Task instructions :: Reproduce the listing below word for word, with no pictures.

Provided data ::

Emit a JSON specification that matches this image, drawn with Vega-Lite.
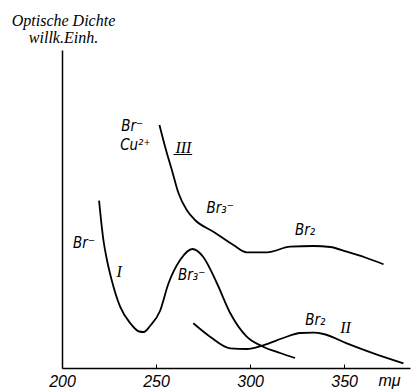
{
  "$schema": "https://vega.github.io/schema/vega-lite/v6.json",
  "width": 348,
  "height": 318,
  "autosize": {"type": "none"},
  "padding": {"left": 62, "top": 50, "right": 10, "bottom": 23},
  "background": "white",
  "config": {"view": {"stroke": null}},
  "datasets": {
    "curves": [
      {"s": "I", "x": 219.7, "y": 167.3},
      {"s": "I", "x": 222.0, "y": 128},
      {"s": "I", "x": 223.9, "y": 108},
      {"s": "I", "x": 226.4, "y": 88},
      {"s": "I", "x": 230.9, "y": 61.3},
      {"s": "I", "x": 236.2, "y": 45},
      {"s": "I", "x": 241.0, "y": 36.5},
      {"s": "I", "x": 243.5, "y": 36},
      {"s": "I", "x": 246.8, "y": 42},
      {"s": "I", "x": 252.1, "y": 57},
      {"s": "I", "x": 256.5, "y": 84},
      {"s": "I", "x": 262.8, "y": 108},
      {"s": "I", "x": 269.3, "y": 119},
      {"s": "I", "x": 275.0, "y": 111.3},
      {"s": "I", "x": 282.3, "y": 85},
      {"s": "I", "x": 289.4, "y": 55},
      {"s": "I", "x": 298.2, "y": 31.3},
      {"s": "I", "x": 306.9, "y": 21.3},
      {"s": "I", "x": 316.0, "y": 15},
      {"s": "I", "x": 323.9, "y": 10},
      {"s": "II", "x": 269.8, "y": 44.7},
      {"s": "II", "x": 278.7, "y": 31.3},
      {"s": "II", "x": 289.4, "y": 19.7},
      {"s": "II", "x": 298.2, "y": 19},
      {"s": "II", "x": 306.9, "y": 22.7},
      {"s": "II", "x": 317.6, "y": 30},
      {"s": "II", "x": 326.6, "y": 35},
      {"s": "II", "x": 333.7, "y": 35.3},
      {"s": "II", "x": 339.0, "y": 34},
      {"s": "II", "x": 351.4, "y": 24.7},
      {"s": "II", "x": 365.6, "y": 14.7},
      {"s": "II", "x": 381.5, "y": 4.7},
      {"s": "III", "x": 251.8, "y": 243},
      {"s": "III", "x": 254.8, "y": 221.3},
      {"s": "III", "x": 258.4, "y": 198},
      {"s": "III", "x": 261.9, "y": 175},
      {"s": "III", "x": 266.3, "y": 158},
      {"s": "III", "x": 270.7, "y": 148},
      {"s": "III", "x": 280.5, "y": 136.3},
      {"s": "III", "x": 291.1, "y": 123},
      {"s": "III", "x": 298.2, "y": 115.7},
      {"s": "III", "x": 308.9, "y": 115.7},
      {"s": "III", "x": 321.3, "y": 121.3},
      {"s": "III", "x": 333.7, "y": 122},
      {"s": "III", "x": 342.6, "y": 121},
      {"s": "III", "x": 351.4, "y": 116.3},
      {"s": "III", "x": 361.2, "y": 110.5},
      {"s": "III", "x": 370.9, "y": 103.7}
    ],
    "labels": [
      {"t": "Br⁻", "x": 205.9, "y": 120, "f": "sans"},
      {"t": "I", "x": 229.0, "y": 91, "f": "roman"},
      {"t": "Br₃⁻", "x": 261.7, "y": 88, "f": "sans"},
      {"t": "Br⁻", "x": 231.5, "y": 237, "f": "sans"},
      {"t": "Cu²⁺", "x": 230.9, "y": 218, "f": "sans"},
      {"t": "I̲I̲I̲", "x": 260.3, "y": 215, "f": "roman"},
      {"t": "Br₃⁻", "x": 276.8, "y": 155, "f": "sans"},
      {"t": "Br₂", "x": 323.9, "y": 133, "f": "sans"},
      {"t": "Br₂", "x": 329.3, "y": 43, "f": "sans"},
      {"t": "II", "x": 347.9, "y": 35, "f": "roman"}
    ]
  },
  "layer": [
    {
      "data": {"name": "curves"},
      "mark": {"type": "line", "color": "black", "strokeWidth": 1.8, "interpolate": "monotone"},
      "encoding": {
        "x": {
          "field": "x", "type": "quantitative",
          "scale": {"domain": [200, 385], "nice": false, "zero": false},
          "axis": {
            "values": [200, 250, 300, 350],
            "grid": false,
            "domainColor": "black", "domainWidth": 1.5,
            "tickColor": "black", "tickSize": -4, "tickWidth": 1,
            "labelFont": "Liberation Sans", "labelFontStyle": "italic", "labelFontSize": 16,
            "labelColor": "black", "labelPadding": 9, "labelFlush": false,
            "title": "mμ", "titleFont": "Liberation Sans", "titleFontStyle": "italic",
            "titleFontWeight": "normal", "titleFontSize": 16, "titleColor": "black",
            "titleX": 327, "titleY": 17, "titleAlign": "center", "titleBaseline": "alphabetic"
          }
        },
        "y": {
          "field": "y", "type": "quantitative",
          "scale": {"domain": [0, 318], "nice": false},
          "axis": {
            "grid": false, "ticks": false, "labels": false,
            "domainColor": "black", "domainWidth": 1.5,
            "title": ["Optische Dichte", "willk.Einh."],
            "titleAngle": 0, "titleX": 1, "titleY": -25,
            "titleAlign": "center", "titleBaseline": "alphabetic",
            "titleFont": "Liberation Sans Narrow", "titleFontStyle": "italic",
            "titleFontWeight": "normal", "titleFontSize": 16, "titleColor": "black",
            "titleLineHeight": 17
          }
        },
        "detail": {"field": "s", "type": "nominal"}
      }
    },
    {
      "data": {"name": "labels"},
      "transform": [{"filter": "datum.f === 'sans'"}],
      "mark": {"type": "text", "align": "left", "baseline": "alphabetic", "font": "DejaVu Sans Condensed", "fontStyle": "italic", "fontSize": 15, "color": "black"},
      "encoding": {
        "x": {"field": "x", "type": "quantitative"},
        "y": {"field": "y", "type": "quantitative"},
        "text": {"field": "t"}
      }
    },
    {
      "data": {"name": "labels"},
      "transform": [{"filter": "datum.f === 'roman'"}],
      "mark": {"type": "text", "align": "left", "baseline": "alphabetic", "font": "Liberation Serif", "fontStyle": "italic", "fontSize": 16, "color": "black"},
      "encoding": {
        "x": {"field": "x", "type": "quantitative"},
        "y": {"field": "y", "type": "quantitative"},
        "text": {"field": "t"}
      }
    }
  ]
}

Solution below ::
Emit a JSON specification that matches this image, drawn with Vega-Lite.
{
  "$schema": "https://vega.github.io/schema/vega-lite/v6.json",
  "width": 348,
  "height": 318,
  "autosize": {"type": "none"},
  "padding": {"left": 62, "top": 50, "right": 10, "bottom": 23},
  "background": "white",
  "config": {"view": {"stroke": null}},
  "datasets": {
    "curves": [
      {"s": "I", "x": 219.7, "y": 167.3},
      {"s": "I", "x": 222.0, "y": 128},
      {"s": "I", "x": 223.9, "y": 108},
      {"s": "I", "x": 226.4, "y": 88},
      {"s": "I", "x": 230.9, "y": 61.3},
      {"s": "I", "x": 236.2, "y": 45},
      {"s": "I", "x": 241.0, "y": 36.5},
      {"s": "I", "x": 243.5, "y": 36},
      {"s": "I", "x": 246.8, "y": 42},
      {"s": "I", "x": 252.1, "y": 57},
      {"s": "I", "x": 256.5, "y": 84},
      {"s": "I", "x": 262.8, "y": 108},
      {"s": "I", "x": 269.3, "y": 119},
      {"s": "I", "x": 275.0, "y": 111.3},
      {"s": "I", "x": 282.3, "y": 85},
      {"s": "I", "x": 289.4, "y": 55},
      {"s": "I", "x": 298.2, "y": 31.3},
      {"s": "I", "x": 306.9, "y": 21.3},
      {"s": "I", "x": 316.0, "y": 15},
      {"s": "I", "x": 323.9, "y": 10},
      {"s": "II", "x": 269.8, "y": 44.7},
      {"s": "II", "x": 278.7, "y": 31.3},
      {"s": "II", "x": 289.4, "y": 19.7},
      {"s": "II", "x": 298.2, "y": 19},
      {"s": "II", "x": 306.9, "y": 22.7},
      {"s": "II", "x": 317.6, "y": 30},
      {"s": "II", "x": 326.6, "y": 35},
      {"s": "II", "x": 333.7, "y": 35.3},
      {"s": "II", "x": 339.0, "y": 34},
      {"s": "II", "x": 351.4, "y": 24.7},
      {"s": "II", "x": 365.6, "y": 14.7},
      {"s": "II", "x": 381.5, "y": 4.7},
      {"s": "III", "x": 251.8, "y": 243},
      {"s": "III", "x": 254.8, "y": 221.3},
      {"s": "III", "x": 258.4, "y": 198},
      {"s": "III", "x": 261.9, "y": 175},
      {"s": "III", "x": 266.3, "y": 158},
      {"s": "III", "x": 270.7, "y": 148},
      {"s": "III", "x": 280.5, "y": 136.3},
      {"s": "III", "x": 291.1, "y": 123},
      {"s": "III", "x": 298.2, "y": 115.7},
      {"s": "III", "x": 308.9, "y": 115.7},
      {"s": "III", "x": 321.3, "y": 121.3},
      {"s": "III", "x": 333.7, "y": 122},
      {"s": "III", "x": 342.6, "y": 121},
      {"s": "III", "x": 351.4, "y": 116.3},
      {"s": "III", "x": 361.2, "y": 110.5},
      {"s": "III", "x": 370.9, "y": 103.7}
    ],
    "labels": [
      {"t": "Br⁻", "x": 205.9, "y": 120, "f": "sans"},
      {"t": "I", "x": 229.0, "y": 91, "f": "roman"},
      {"t": "Br₃⁻", "x": 261.7, "y": 88, "f": "sans"},
      {"t": "Br⁻", "x": 231.5, "y": 237, "f": "sans"},
      {"t": "Cu²⁺", "x": 230.9, "y": 218, "f": "sans"},
      {"t": "I̲I̲I̲", "x": 260.3, "y": 215, "f": "roman"},
      {"t": "Br₃⁻", "x": 276.8, "y": 155, "f": "sans"},
      {"t": "Br₂", "x": 323.9, "y": 133, "f": "sans"},
      {"t": "Br₂", "x": 329.3, "y": 43, "f": "sans"},
      {"t": "II", "x": 347.9, "y": 35, "f": "roman"}
    ]
  },
  "layer": [
    {
      "data": {"name": "curves"},
      "mark": {"type": "line", "color": "black", "strokeWidth": 1.8, "interpolate": "monotone"},
      "encoding": {
        "x": {
          "field": "x", "type": "quantitative",
          "scale": {"domain": [200, 385], "nice": false, "zero": false},
          "axis": {
            "values": [200, 250, 300, 350],
            "grid": false,
            "domainColor": "black", "domainWidth": 1.5,
            "tickColor": "black", "tickSize": -4, "tickWidth": 1,
            "labelFont": "Liberation Sans", "labelFontStyle": "italic", "labelFontSize": 16,
            "labelColor": "black", "labelPadding": 9, "labelFlush": false,
            "title": "mμ", "titleFont": "Liberation Sans", "titleFontStyle": "italic",
            "titleFontWeight": "normal", "titleFontSize": 16, "titleColor": "black",
            "titleX": 327, "titleY": 17, "titleAlign": "center", "titleBaseline": "alphabetic"
          }
        },
        "y": {
          "field": "y", "type": "quantitative",
          "scale": {"domain": [0, 318], "nice": false},
          "axis": {
            "grid": false, "ticks": false, "labels": false,
            "domainColor": "black", "domainWidth": 1.5,
            "title": ["Optische Dichte", "willk.Einh."],
            "titleAngle": 0, "titleX": 1, "titleY": -25,
            "titleAlign": "center", "titleBaseline": "alphabetic",
            "titleFont": "Liberation Sans Narrow", "titleFontStyle": "italic",
            "titleFontWeight": "normal", "titleFontSize": 16, "titleColor": "black",
            "titleLineHeight": 17
          }
        },
        "detail": {"field": "s", "type": "nominal"}
      }
    },
    {
      "data": {"name": "labels"},
      "transform": [{"filter": "datum.f === 'sans'"}],
      "mark": {"type": "text", "align": "left", "baseline": "alphabetic", "font": "DejaVu Sans Condensed", "fontStyle": "italic", "fontSize": 15, "color": "black"},
      "encoding": {
        "x": {"field": "x", "type": "quantitative"},
        "y": {"field": "y", "type": "quantitative"},
        "text": {"field": "t"}
      }
    },
    {
      "data": {"name": "labels"},
      "transform": [{"filter": "datum.f === 'roman'"}],
      "mark": {"type": "text", "align": "left", "baseline": "alphabetic", "font": "Liberation Serif", "fontStyle": "italic", "fontSize": 16, "color": "black"},
      "encoding": {
        "x": {"field": "x", "type": "quantitative"},
        "y": {"field": "y", "type": "quantitative"},
        "text": {"field": "t"}
      }
    }
  ]
}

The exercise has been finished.